Of course it still reads the same amount of rows, but it reads them from the indexes. The indexes are put into memory (if they fit), not the whole table (unless it fits in the query cache (I wouldn't recommend to increase the query cache to an absurd large value, just to make this query run faster. Especially since you don't run this query very often. It will hurt you in the long run...)).

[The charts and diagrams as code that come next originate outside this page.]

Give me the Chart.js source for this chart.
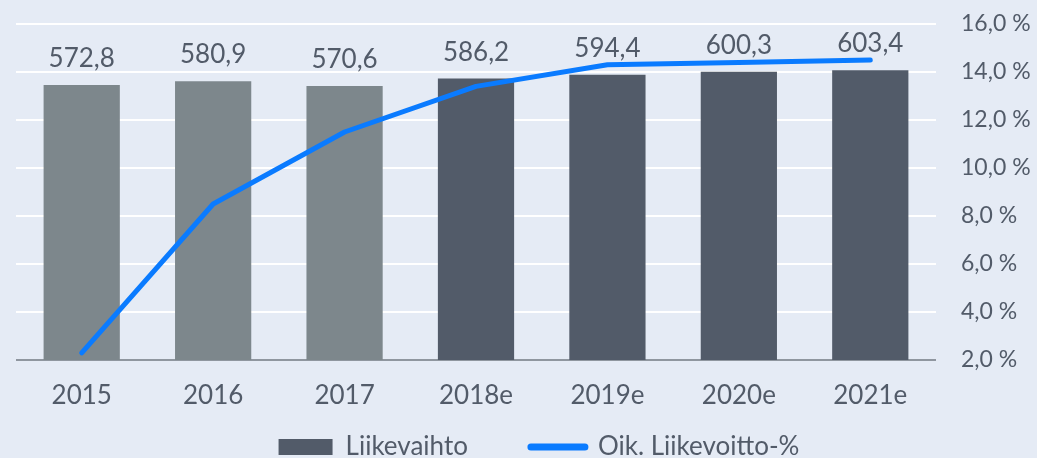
<!DOCTYPE html>
<html>
<head>
<meta charset="utf-8">
<script src="https://cdn.jsdelivr.net/npm/chart.js@4/dist/chart.umd.min.js"></script>
<style>
  html, body { margin: 0; padding: 0; background: #e5ebf5; }
  #wrap { width: 1037px; height: 458px; }
</style>
</head>
<body>
<div id="wrap"><canvas id="chart" width="1037" height="458"></canvas></div>
<script>
'use strict';

var years = ['2015', '2016', '2017', '2018e', '2019e', '2020e', '2021e'];
var revenue = [572.8, 580.9, 570.6, 586.2, 594.4, 600.3, 603.4];
var margin = [2.3, 8.5, 11.5, 13.4, 14.3, 14.4, 14.5];
var marginTicks = [2, 4, 6, 8, 10, 12, 14, 16];

var TEXT = '#525b69';
var GREY = '#7d878c';
var DARK = '#525b69';
var BLUE = '#0a7bff';
var FONT = 'Lato, "Open Sans", sans-serif';

function fi(v) {
  return v.toFixed(1).replace('.', ',');
}

// value labels above each revenue bar
var barLabels = {
  id: 'barLabels',
  afterDatasetsDraw: function(chart) {
    var ctx = chart.ctx;
    var meta = chart.getDatasetMeta(0);
    ctx.save();
    ctx.font = '26px ' + FONT;
    ctx.fillStyle = TEXT;
    ctx.textAlign = 'center';
    ctx.textBaseline = 'alphabetic';
    meta.data.forEach(function(bar, i) {
      ctx.fillText(fi(revenue[i]), bar.x, bar.y - 18);
    });
    ctx.restore();
  }
};

var layoutTweaks = {
  id: 'layoutTweaks',
  afterLayout: function(chart) {
    // year labels hang down into the legend band, don't clip them
    chart.scales.x.bottom = chart.height;
    // legend row sits a bit right of centre
    chart.legend.left += 25;
  }
};

var ctx = document.getElementById('chart').getContext('2d');
var chart = new Chart(ctx, {
  type: 'bar',
  data: {
    labels: years,
    datasets: [{
      type: 'bar',
      label: 'Liikevaihto',
      data: revenue,
      yAxisID: 'y',
      order: 1,
      backgroundColor: years.map(function(y) { return /e$/.test(y) ? DARK : GREY; }),
      borderWidth: 0,
      barPercentage: 0.58,
      categoryPercentage: 1.0
    }, {
      type: 'line',
      label: 'Oik. Liikevoitto-%',
      data: margin,
      yAxisID: 'y1',
      order: 0,
      borderColor: BLUE,
      backgroundColor: BLUE,
      borderWidth: 5,
      borderCapStyle: 'round',
      borderJoinStyle: 'round',
      pointRadius: 0,
      tension: 0
    }]
  },
  options: {
    responsive: false,
    animation: false,
    layout: {padding: {top: 24, left: 16, right: 0, bottom: -12}},
    plugins: {
      tooltip: {enabled: false},
      legend: {
        position: 'bottom',
        labels: {
          usePointStyle: true,
          pointStyleWidth: 54,
          boxHeight: 16,
          padding: 63,
          color: TEXT,
          font: {family: FONT, size: 26, lineHeight: 1},
          sort: function(a, b) { return a.datasetIndex - b.datasetIndex; },
          generateLabels: function(chart) {
            var items = Chart.defaults.plugins.legend.labels.generateLabels(chart);
            items.forEach(function(item) {
              if (item.datasetIndex === 0) {
                item.pointStyle = 'rect';
                item.fillStyle = DARK;
                item.strokeStyle = DARK;
                item.lineWidth = 0;
              } else {
                item.pointStyle = 'line';
                item.strokeStyle = BLUE;
                item.lineWidth = 7;
                item.lineCap = 'round';
              }
            });
            return items;
          }
        }
      }
    },
    scales: {
      x: {
        grid: {display: false, drawTicks: false},
        border: {display: false},
        ticks: {color: TEXT, padding: 20, font: {family: FONT, size: 26}},
        afterFit: function(scale) { scale.height = 11; }
      },
      y: {
        display: false,
        min: 0,
        max: 700
      },
      y1: {
        position: 'right',
        min: marginTicks[0],
        max: marginTicks[marginTicks.length - 1],
        afterBuildTicks: function(scale) {
          scale.ticks = marginTicks.map(function(v) { return {value: v}; });
        },
        grid: {
          drawTicks: false,
          lineWidth: 2,
          color: function(c) { return c.tick && c.tick.value === 2 ? '#8f969f' : '#ffffff'; }
        },
        border: {display: false},
        ticks: {
          color: TEXT,
          padding: 25,
          font: {family: FONT, size: 23},
          callback: function(v) { return fi(v) + ' %'; }
        },
        afterFit: function(scale) {
          scale.width = 101;
          // tick padding is horizontal only here, keep it off the top/bottom
          scale.paddingTop = 0;
          scale.paddingBottom = 0;
        }
      }
    }
  },
  plugins: [barLabels, layoutTweaks]
});
</script>
</body>
</html>
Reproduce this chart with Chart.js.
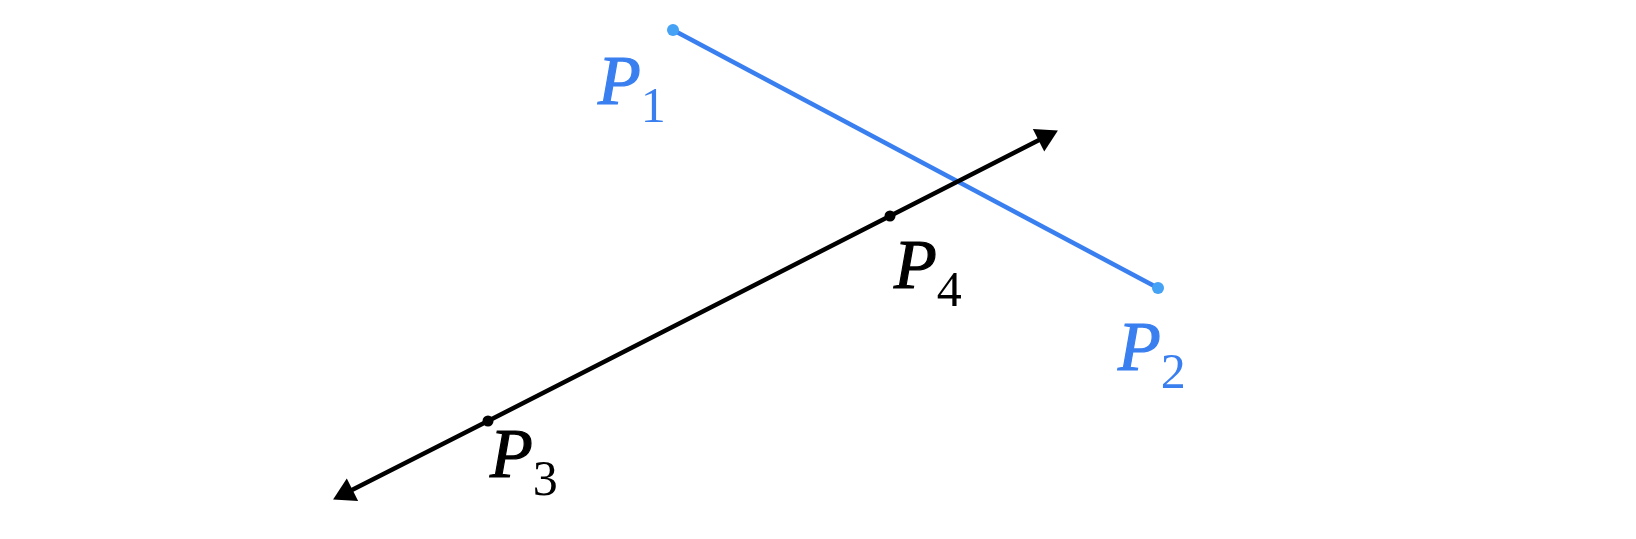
<!DOCTYPE html>
<html><head><meta charset="utf-8">
<script src="https://cdn.jsdelivr.net/npm/chart.js@4"></script>
<style>html,body{margin:0;padding:0;background:#fff}#wrap{width:1636px;height:539px;position:relative}</style>
</head><body><div id="wrap"><canvas id="c"></canvas></div>
<script>
// Diagram coordinates (x to the right, y upward)
const segmentX = [673, 1158];            // P1, P2
const segmentY = [509, 251];
const lineX = [346, 488, 890, 1045];     // arrow tail, P3, P4, arrow head
const lineY = [46, 118, 323, 402];
const pointLetters = ["P", "P", "P", "P"];
const pointSubscripts = ["1", "2", "3", "4"];
const labelAnchorX = [673, 1158, 488, 890];
const labelAnchorY = [509, 251, 118, 323];

// styles / offsets (pixels)
const BLUE = "#3a7ff0", BLUE_DOT = "#45a2f4", BLACK = "#000000";
const labelColors = [BLUE, BLUE, BLACK, BLACK];
const labelOffsets = [[-75, 74], [-40, 82], [2, 56], [4, 72]];

function toPts(xs, ys){ return xs.map((x,i)=>({x, y: ys[i]})); }
function isEnd(ctx){ return ctx.dataIndex === 0 || ctx.dataIndex === ctx.dataset.data.length - 1; }

function arrowRotation(ctx){
  if (!isEnd(ctx)) return 0;
  const i = ctx.dataIndex, data = ctx.dataset.data, n = data.length;
  const c = ctx.chart, sx = c.scales.x, sy = c.scales.y;
  const a = data[i], b = data[i === 0 ? 1 : n-2];
  const dx = sx.getPixelForValue(a.x) - sx.getPixelForValue(b.x);
  const dy = sy.getPixelForValue(a.y) - sy.getPixelForValue(b.y);
  return Math.atan2(dx, -dy) * 180 / Math.PI;
}

const labelPlugin = {
  id: 'ptLabels',
  afterDatasetsDraw(chart){
    const {ctx} = chart, sx = chart.scales.x, sy = chart.scales.y;
    ctx.save();
    ctx.textBaseline = 'alphabetic';
    ctx.textAlign = 'left';
    pointLetters.forEach((L, i) => {
      const x = sx.getPixelForValue(labelAnchorX[i]) + labelOffsets[i][0];
      const y = sy.getPixelForValue(labelAnchorY[i]) + labelOffsets[i][1];
      ctx.fillStyle = labelColors[i];
      ctx.strokeStyle = labelColors[i];
      ctx.lineWidth = 1.2;
      ctx.font = 'italic 70px "Liberation Serif", "DejaVu Serif", serif';
      ctx.fillText(L, x, y);
      ctx.strokeText(L, x, y);
      const w = ctx.measureText(L).width;
      ctx.font = '50px "Liberation Serif", "DejaVu Serif", serif';
      ctx.fillText(pointSubscripts[i], x + w, y + 18);
    });
    ctx.restore();
  }
};

new Chart(document.getElementById('c'), {
  type: 'scatter',
  data: {
    datasets: [
      {
        data: toPts(lineX, lineY),
        showLine: true,
        borderColor: BLACK,
        borderWidth: 4.5,
        borderCapStyle: 'butt',
        backgroundColor: BLACK,
        pointBackgroundColor: BLACK,
        pointBorderWidth: 0,
        pointStyle: ctx => isEnd(ctx) ? 'triangle' : 'circle',
        pointRadius: ctx => isEnd(ctx) ? 14.5 : 5.5,
        pointRotation: arrowRotation
      },
      {
        data: toPts(segmentX, segmentY),
        showLine: true,
        borderColor: BLUE,
        borderWidth: 4.5,
        backgroundColor: BLUE_DOT,
        pointBackgroundColor: BLUE_DOT,
        pointBorderWidth: 0,
        pointRadius: 6
      }
    ]
  },
  options: {
    responsive: true,
    maintainAspectRatio: false,
    animation: false,
    events: [],
    layout: { padding: 0, autoPadding: false },
    plugins: { legend: { display: false }, tooltip: { enabled: false }, title: { display: false } },
    scales: {
      x: { type: 'linear', min: 0, max: 1636, display: false },
      y: { type: 'linear', min: 0, max: 539, display: false }
    }
  },
  plugins: [labelPlugin]
});
</script>
</body></html>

Now you have to look at this query:

  SELECT sd, wellsite, TIMEDIFF(MAX(ts), MIN(ts)) AS duration, MIN(ts) AS starttime, MAX(ts) AS endtime
  FROM (
         SELECT
           tp.*
           , @val_change := IF(@prev_val != tp.val, @val_change + 1, @val_change) AS vc
           , @prev_val := tp.val
         FROM
           t_pivot tp
           , (SELECT @prev_val := NULL, @val_change := 0) var_init_subquery
         ORDER BY wellsite, sd, ts
       ) sq
  WHERE val = 1
  GROUP BY sd, vc

sqlfiddle.com stopped working right now somehow, so I can't show you the explain output, but I've seen it before and I'm not sure, if there's much more you can do about it. But there's an Using filesort which can be avoided. Add an ORDER BY NULL after GROUP BY sd, vc. The GROUP BY does an implicit ORDER BY which is not really needed here, but I guess this won't help much. See if the above mentioned indexes help already.